Pocket watch lost in the Titanic auctioned for over $50K

Pocket watch lost in the Titanic auctioned for over $50K

It’s a tarnished old watch, corroded into silence by the same salty waters that swallowed the Titanic. But while it can’t tell time, it does convey a sad, century-old love story.

The silver, three-inch timepiece — auctioned for $57,500 on Saturday — was owned in life by Sinai Kantor.
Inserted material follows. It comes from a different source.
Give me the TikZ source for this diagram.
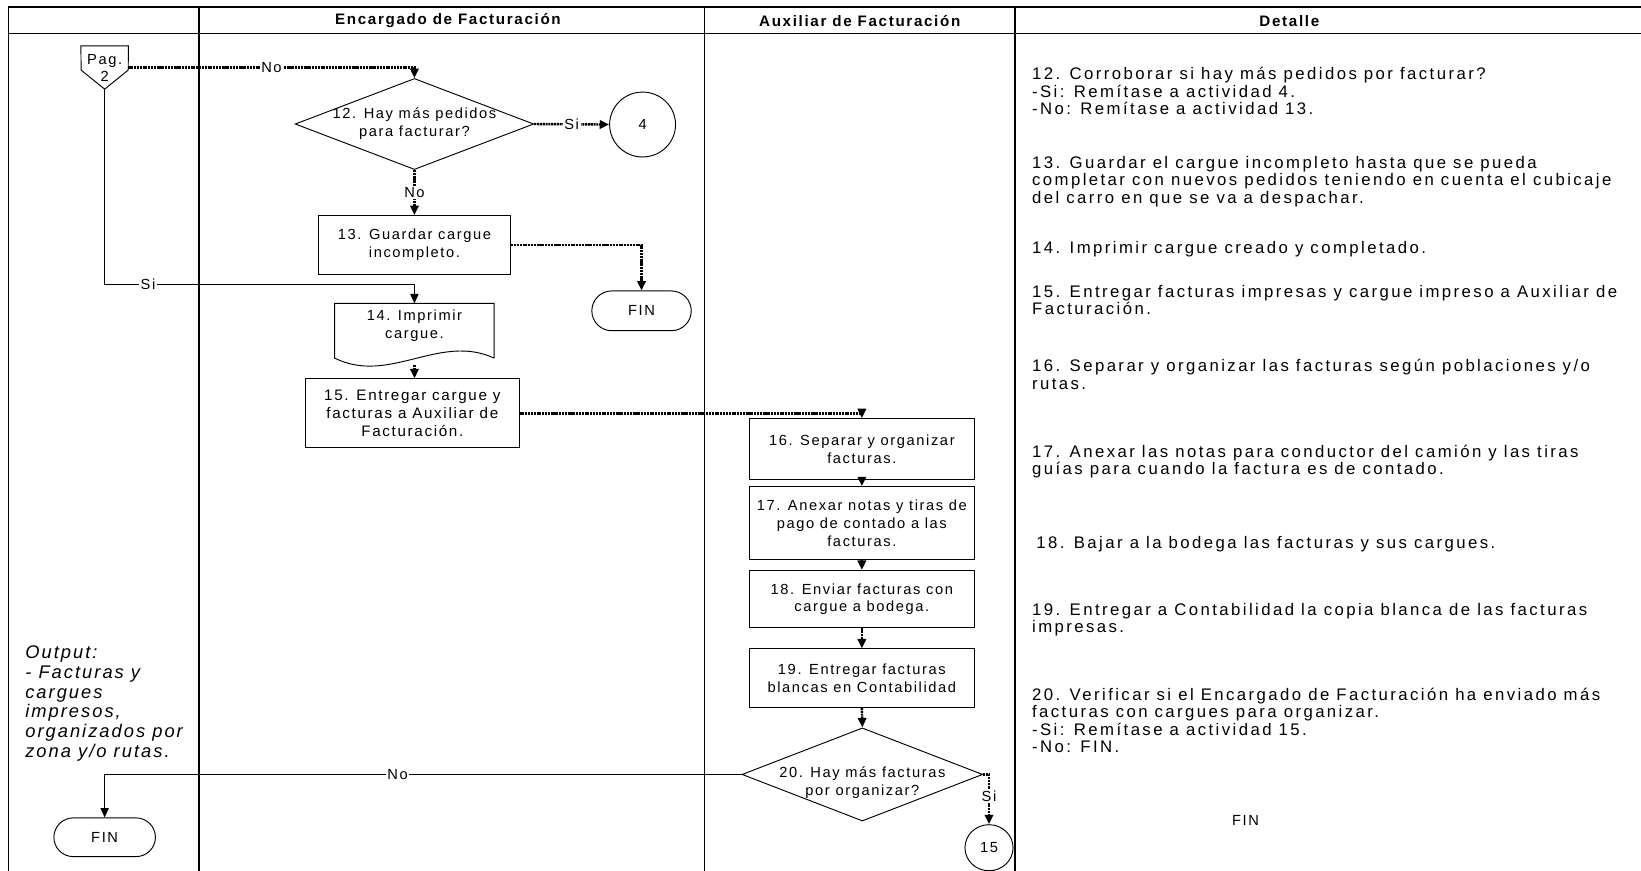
\documentclass[tikz,border=0pt]{standalone}
\usepackage{fontspec}
\setmainfont{Liberation Sans}[LetterSpace=11]
\newfontfamily\detfam{Liberation Sans}[LetterSpace=14.5]
\usetikzlibrary{arrows.meta,shapes.geometric,shapes.misc}

\newcommand\boxfont{\fontsize{14}{17}\selectfont}
\newcommand\detfont{\detfam\fontsize{16}{16.7}\selectfont}
\newcommand\headfont{\fontsize{14.5}{17}\selectfont\bfseries}

\begin{document}
\begin{tikzpicture}[x=1pt,y=-1pt,
  grid/.style={line width=1.6pt},
  shp/.style={draw,line width=0.9pt,inner sep=0pt},
  proc/.style={shp,rectangle,align=center,font=\boxfont},
  dec/.style={shp,diamond},
  term/.style={shp,rounded rectangle,font=\boxfont},
  conn/.style={shp,ellipse,font=\boxfont},
  txt/.style={inner sep=0pt,align=center,font=\boxfont},
  det/.style={inner sep=0pt,align=left,anchor=base west,font=\detfont},
  lbl/.style={fill=white,inner sep=1.5pt,font=\boxfont},
  flow/.style={line width=0.9pt,-{Triangle[length=9pt,width=8pt]}},
  dflow/.style={line width=2.3pt,dash pattern=on 2pt off 0.7pt,-{Triangle[length=9pt,width=8pt]}}]

\useasboundingbox (0,0) rectangle (1568,832);

% swimlane table
\draw[grid] (8,7) -- (1568,7);
\draw[grid] (8,32) -- (1568,32);
\foreach \cx in {8,190,673,970} \draw[grid] (\cx,7) -- (\cx,832);
\node[inner sep=0pt,font=\headfont] (h1) at (428,20) {Encargado de Facturación};
\node[inner sep=0pt,font=\headfont] (h2) at (821.5,20) {Auxiliar de Facturación};
\node[inner sep=0pt,font=\headfont] (h3) at (1232,20) {Detalle};

% off-page connector
\node[minimum width=45pt,minimum height=41pt,inner sep=0pt] (pag) at (100,64.5) {};
\draw[line width=0.9pt] (pag.north west) -- (pag.north east) -- (122.5,67) -- (pag.south) -- (77.5,67) -- cycle;
\node[txt,font=\fontsize{14}{16}\selectfont] (tpag) at (100,65) {Pag.\\2};

% Encargado de Facturacion lane
\node[dec,minimum width=228pt,minimum height=87pt] (d12) at (396,118.5) {};
\node[txt] (t12) at (d12) {12. Hay más pedidos\\para facturar?};
\node[conn,minimum width=63pt,minimum height=62pt] (c4) at (614,119) {4};
\node[proc,minimum width=184pt,minimum height=56pt] (b13) at (396,234) {13. Guardar cargue\\incompleto.};
\node[term,minimum width=95pt,minimum height=38pt] (fin1) at (613,297) {FIN};

\node[minimum width=152pt,minimum height=52pt,inner sep=0pt] (d14) at (396,316) {};
\draw[line width=0.9pt] (d14.south east) -- (d14.north east) -- (d14.north west) -- (d14.south west)
  .. controls (372,368) and (420,318) .. (d14.south east);
\node[txt] (t14) at (396,311) {14. Imprimir\\cargue.};
\coordinate (d14bot) at (396,349);

\node[proc,minimum width=204pt,minimum height=66pt,font=\fontsize{14.5}{17}\selectfont] (b15) at (394,395) {15. Entregar cargue y\\facturas a Auxiliar de\\Facturación.};

% Auxiliar de Facturacion lane
\node[proc,minimum width=215pt,minimum height=58pt] (b16) at (823.5,429) {16. Separar y organizar\\facturas.};
\node[proc,minimum width=215pt,minimum height=70pt] (b17) at (823.5,500) {17. Anexar notas y tiras de\\pago de contado a las\\facturas.};
\node[proc,minimum width=215pt,minimum height=55pt] (b18) at (823.5,572.5) {18. Enviar facturas con\\cargue a bodega.};
\node[proc,minimum width=215pt,minimum height=56pt] (b19) at (823.5,648) {19. Entregar facturas\\blancas en Contabilidad};
\node[dec,minimum width=230pt,minimum height=89pt] (d20) at (824,740) {};
\node[txt] (t20) at (824,748) {20. Hay más facturas\\por organizar?};
\node[conn,minimum width=46pt,minimum height=44pt] (c15) at (945,810) {15};
\node[term,minimum width=97pt,minimum height=37pt] (fin2) at (100,800) {FIN};

% output note (anchored at the baseline of its last line)
\node[inner sep=0pt,align=left,anchor=base west,font=\fontsize{17.5}{19}\selectfont\itshape] (out) at (24,724)
  {Output:\\- Facturas y\\cargues\\impresos,\\organizados por\\zona y/o rutas.};

% connectors
\draw[dflow] (pag.east) -- node[lbl]{No} (pag.east -| d12.north) -- (d12.north);
\draw[dflow] (d12.east) -- node[lbl]{Si} (c4.west);
\draw[dflow] (d12.south) -- node[lbl]{No} (b13.north);
\draw[dflow] (b13.east) -| (fin1.north);
\draw[flow] (pag.south) |- node[lbl,pos=0.57]{Si} (d14.north |- 0,272) -- (d14.north);
\draw[dflow] (d14bot) -- (d14bot |- b15.north);
\draw[dflow] (b15.east) -| (b16.north);
\draw[dflow] (b16.south) -- (b17.north);
\draw[dflow] (b17.south) -- (b18.north);
\draw[dflow] (b18.south) -- (b19.north);
\draw[dflow] (b19.south) -- (d20.north);
\draw[flow] (d20.west) -| node[lbl,pos=0.27]{No} (fin2.north);
\draw[dflow] (d20.east) -| node[lbl,pos=0.72]{Si} (c15.north);

% activity details (each anchored at the baseline of its last line)
\node[det] (e12) at (986,109.4) {12. Corroborar si hay más pedidos por facturar?\\-Si: Remítase a actividad 4.\\-No: Remítase a actividad 13.};
\node[det] (e13) at (986,194.4) {13. Guardar el cargue incompleto hasta que se pueda\\completar con nuevos pedidos teniendo en cuenta el cubicaje\\del carro en que se va a despachar.};
\node[det] (e14) at (986,242) {14. Imprimir cargue creado y completado.};
\node[det] (e15) at (986,300.7) {15. Entregar facturas impresas y cargue impreso a Auxiliar de\\Facturación.};
\node[det] (e16) at (986,371.7) {16. Separar y organizar las facturas según poblaciones y/o\\rutas.};
\node[det] (e17) at (986,453.7) {17. Anexar las notas para conductor del camión y las tiras\\guías para cuando la factura es de contado.};
\node[det] (e18) at (990,524) {18. Bajar a la bodega las facturas y sus cargues.};
\node[det] (e19) at (986,604.7) {19. Entregar a Contabilidad la copia blanca de las facturas\\impresas.};
\node[det] (e20) at (986,719.1) {20. Verificar si el Encargado de Facturación ha enviado más\\facturas con cargues para organizar.\\-Si: Remítase a actividad 15.\\-No: FIN.};
\node[inner sep=0pt,font=\boxfont] (efin) at (1190,784) {FIN};
\end{tikzpicture}
\end{document}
He was 34 when he and his bride, Miriam, 24, took a doomed voyage from Russia aboard the Titanic in April, 1912.

Sinai, who’d planned to become a doctor upon settling in The Bronx, drowned with the silver, Swiss-made watch in the pocket of his green suit.

Miriam, who planned to study dentistry, survived.

Sinai’s watch features Hebrew numbering on its dial, and on its back, an embossed design of Moses holding the Ten Commandments.

If he had pulled it from his pocket when the Titanic jolted against at an iceberg on April 15, some 400 miles off the coast of Newfoundland, it would have read 11:40 p.m.

He may have glanced at it while on deck, watching as Miriam was ushered “women and children first” into Lifeboat 12.

The Titanic would stay afloat only another two hours, until 2:20 a.m.

Along with his watch, Kantor also had a little telescope in his pocket, and in those two hours he may well have watched his bride’s bobbing lifeboat as the Titanic slipped deeper and deeper into the water.

Sinai’s body was recovered eight days later by a British cable repair ship, the CS Mackay-Bennett. He was embalmed en route to New York, clothed only in his underwear, records show.

Miriam buried him in Mount Zion Cemetery in Queens, then fought an extensive legal battle to recover his effects — his green suit and overcoat, a notebook, a pocket telescope and a corkscrew.

And his pocket watch, which remained in family hands as Miriam relocated to Massachusetts. While she remarried, it’s been said that up until her death she paid to have a spray of fresh flowers placed on his grave every April 15th.

On Saturday, the watch was purchased through Heritage Auctions by John Miottel, a California museum owner who has three other timepieces from the Titanic disaster — including that of Col. John Jacob Astor IV, the wealthiest passenger to perish in the disaster.